A/D and D/A conversion has come a long way in few short decades.

A/D and D/A conversion has come a long way in few short decades. The reputation that digital audio had early on for being cold and sterile, or even harsh, had nothing to do with the underlying theory and a lot to do with the implementation of conversion circuitry.

Digital clocks were one area where early converter designs often fell short. Filtering, and the propensity of analog antialiasing filtering to produce unwanted byproducts within the audio band, was another area where many designs were lacking. Clock accuracy, and the ability of devices to cleanly lock to external clocks, has improved by leaps and bounds, as has filter design, including the migration of filtering into the digital domain (thus concurrently migrating residual filtering artifacts out of the analog pass band) accommodated by over-sampling conversion schemes.

Bit depth is another area where we’ve made steady progress. Getting an honest 16- bit performance was difficult with early converter parts, and certainly expensive to pull off cost-effectively in a multitrack environment. As converter parts moved to 18-, 20-, and then 24-bit resolution, the performance improved simultaneously. On one occasion, when high-quality 20-bit converters were just becoming the state of the art, I asked audio guru, George Massenburg, what bit depth resolution he’d consider acceptable. “Twenty-and-a-half bits” was his answer. I liked this answer a lot: 19-20-bits for audio, for a dynamic range of about 114-120 dB, plus a half-bit to a bit-and-a-half for dither. I don’t know if George would give that same answer today, but with current 24- bit resolution, even on relatively inexpensive gear, that target is fairly routinely realized. A true 24-bit conversion is still out of reach, partly because the laws of physics impose some practical limitations; we’re getting damn close, though.

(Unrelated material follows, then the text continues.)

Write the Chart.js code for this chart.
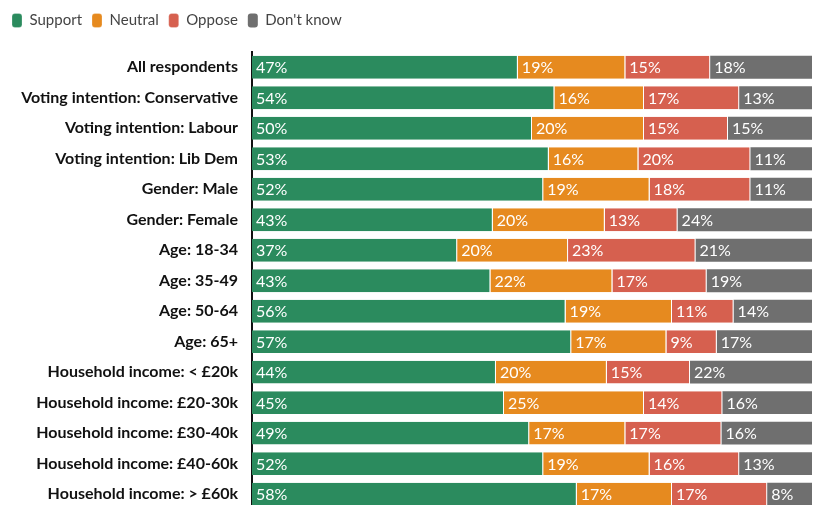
<!DOCTYPE html>
<html lang="en">
<head>
    <meta charset="UTF-8">
    <title>Support by group</title>
    <script src="https://cdn.jsdelivr.net/npm/chart.js"></script>
    <style>
        html, body { margin: 0; padding: 0; background: #fff; overflow: hidden; }
        .wrap { position: relative; width: 816px; height: 525px; }
    </style>
</head>
<body>
    <div class="wrap"><canvas id="chart"></canvas></div>
    <script>
        const categories = [
            'All respondents',
            'Voting intention: Conservative',
            'Voting intention: Labour',
            'Voting intention: Lib Dem',
            'Gender: Male',
            'Gender: Female',
            'Age: 18-34',
            'Age: 35-49',
            'Age: 50-64',
            'Age: 65+',
            'Household income: < £20k',
            'Household income: £20-30k',
            'Household income: £30-40k',
            'Household income: £40-60k',
            'Household income: > £60k'
        ];
        const support  = [47, 54, 50, 53, 52, 43, 37, 43, 56, 57, 44, 45, 49, 52, 58];
        const neutral  = [19, 16, 20, 16, 19, 20, 20, 22, 19, 17, 20, 25, 17, 19, 17];
        const oppose   = [15, 17, 15, 20, 18, 13, 23, 17, 11,  9, 15, 14, 17, 16, 17];
        const dontKnow = [18, 13, 15, 11, 11, 24, 21, 19, 14, 17, 22, 16, 16, 13,  8];

        const seriesNames = ['Support', 'Neutral', 'Oppose', "Don't know"];
        const seriesValues = [support, neutral, oppose, dontKnow];
        const seriesColors = ['#2b8b5e', '#e68a1f', '#d6604f', '#6f6f6f'];

        // each row is drawn as shares of its own total, so every bar fills the width
        const totals = categories.map((c, i) => seriesValues.reduce((s, arr) => s + arr[i], 0));

        const datasets = seriesValues.map((vals, k) => ({
            label: seriesNames[k],
            data: vals.map((v, i) => v / totals[i] * 100),
            raw: vals,
            backgroundColor: seriesColors[k],
            borderColor: '#ffffff',
            borderWidth: k < 3 ? { top: 0, bottom: 0, left: 0, right: 1 } : 0,
            borderSkipped: false,
            barPercentage: 0.75,
            categoryPercentage: 1.0
        }));

        // white percentage labels at the left of each segment
        const segmentLabels = {
            id: 'segmentLabels',
            afterDatasetsDraw(chart) {
                const ctx = chart.ctx;
                ctx.save();
                ctx.font = '16px Lato';
                ctx.fillStyle = '#ffffff';
                ctx.textBaseline = 'middle';
                ctx.textAlign = 'left';
                chart.data.datasets.forEach((ds, k) => {
                    chart.getDatasetMeta(k).data.forEach((bar, i) => {
                        ctx.fillText(ds.raw[i] + '%', bar.base + 4, bar.y + 1);
                    });
                });
                ctx.restore();
            }
        };

        // fixed legend block height so the bars start lower
        const legendGap = {
            id: 'legendGap',
            beforeInit(chart) {
                const fit = chart.legend.fit;
                chart.legend.fit = function () {
                    fit.bind(chart.legend)();
                    this.height = 49;
                };
            }
        };

        new Chart(document.getElementById('chart'), {
            type: 'bar',
            data: { labels: categories, datasets: datasets },
            plugins: [segmentLabels, legendGap],
            options: {
                indexAxis: 'y',
                responsive: true,
                maintainAspectRatio: false,
                animation: false,
                layout: { padding: { left: 2, right: 4, top: 3, bottom: 0 } },
                plugins: {
                    tooltip: { enabled: false },
                    legend: {
                        position: 'top',
                        align: 'start',
                        labels: {
                            boxWidth: 10,
                            boxHeight: 14,
                            useBorderRadius: true,
                            borderRadius: 3,
                            padding: 10,
                            color: '#444',
                            font: { family: 'Lato', size: 15 }
                        }
                    }
                },
                scales: {
                    x: {
                        stacked: true,
                        display: false,
                        min: 0,
                        max: 100
                    },
                    y: {
                        stacked: true,
                        grid: { display: false },
                        border: { color: '#111', width: 2 },
                        afterFit(scale) { scale.width = 250; },
                        ticks: {
                            padding: 6,
                            color: '#111',
                            font: { family: 'Lato', size: 16, weight: 'bold' }
                        }
                    }
                }
            }
        });
    </script>
</body>
</html>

The early converter chips did little more than convert, while today, all of the surrounding circuitry once necessary to implement a converter — sample and hold, filtering, clock recovery, external interface support, and so on — is built into the chips. If each of these elements is not implemented well inside a chip, performance can suffer, but the chips do just keep getting better. There are designers whose expertise is in finessing the small details, wringing the most out of a given chipset, but even a designer of average skill can achieve good, if not great, performance.

While the digital bits are important, let’s not forget that analog circuitry precedes conversion to digital, and follows conversion from digital. All of the traditional elements of analog circuit design like slew rate, dynamic range, linearity, and even the cleanliness and reserve of the power supply rails come into play. Merely adequate analog design can compromise the best digital performance — converter quality is the sum total of the analog and digital performance of the signal path.

Given attention to detail and care in implementation, modern digital conversion can be stellar, transparent to most ears. A bit here, a bit there — pretty soon we’re talking serious audio!